Alivardi Khan marched towards Cuttack and reached the northern bank of the Mahanadi River opposite Cuttack. Mirza Baqer, was encamped at Raipur on the southern bank. Mirza Baqer had positioned his baggage train few miles away from his main camp. There, Saulat Jang was held captive in a four-wheeled carriage, guarded by Haji Muhammad Amin, brother of Lutfullah Tabrizi, two Turani soldiers, and 500 Telinga infantry from the Deccan. The guards had orders to execute Saulat Jang if any forces loyal to Alivardi attempted a rescue. In the morning, Alivardi crossed the Mahanadi and advanced toward Mirza Baqer's camp. The sudden appearance of Alivardi's large army caused panic among Mirza Baqer's troops, who fled in disorder after only brief resistance, leaving their commander disheartened. In despair, Mirza Baqer, accompanied by his Maratha allies, retreated southward to the Deccan in early December 1741.

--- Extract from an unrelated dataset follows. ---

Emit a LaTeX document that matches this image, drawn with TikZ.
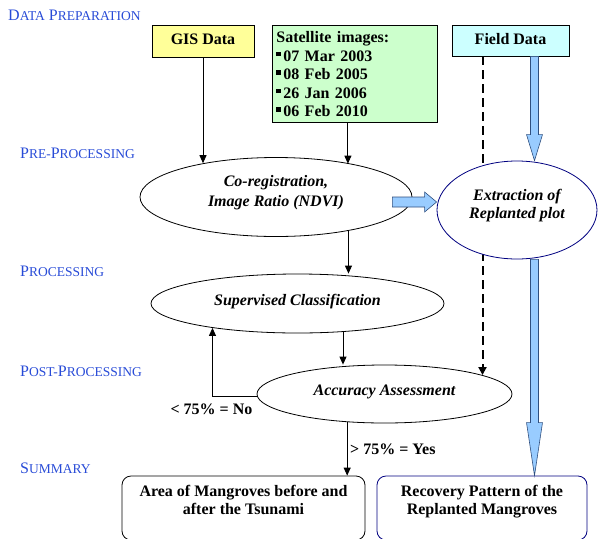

Alivardi Khan tasked his generals, led by Mir Jafar Khan, with rescuing Saulat Jang. Mir Muhammad Amin Khan, accompanied by Asalat Khan, Dilir Khan, and seven soldiers, boldly approached the captive's carriage. Mirza Baqar's guards thrust spears into the coach, accidentally killing one Turani guard inside and wounding the other, while Saulat Jang remained unharmed. Alivardi's men then opened the carriage, freed Saulat Jang. In the confusion, Haji Muhammad Amin escaped the scene by mounting Mir Muhammad Amin Khan's horse without his knowledge. Alivardi recovered Saulat Jung's family and seized all the horses of Mirza Baqer.

== Aftermath ==
Alivardi stayed at Odisha for three months to establish his authority. He appointed Shaikh Masum as the Deputy Governor of Odisha. Durlabh Ram, son of Jankiram, was now appointed peshkar of the Deputy Governor of Odisha.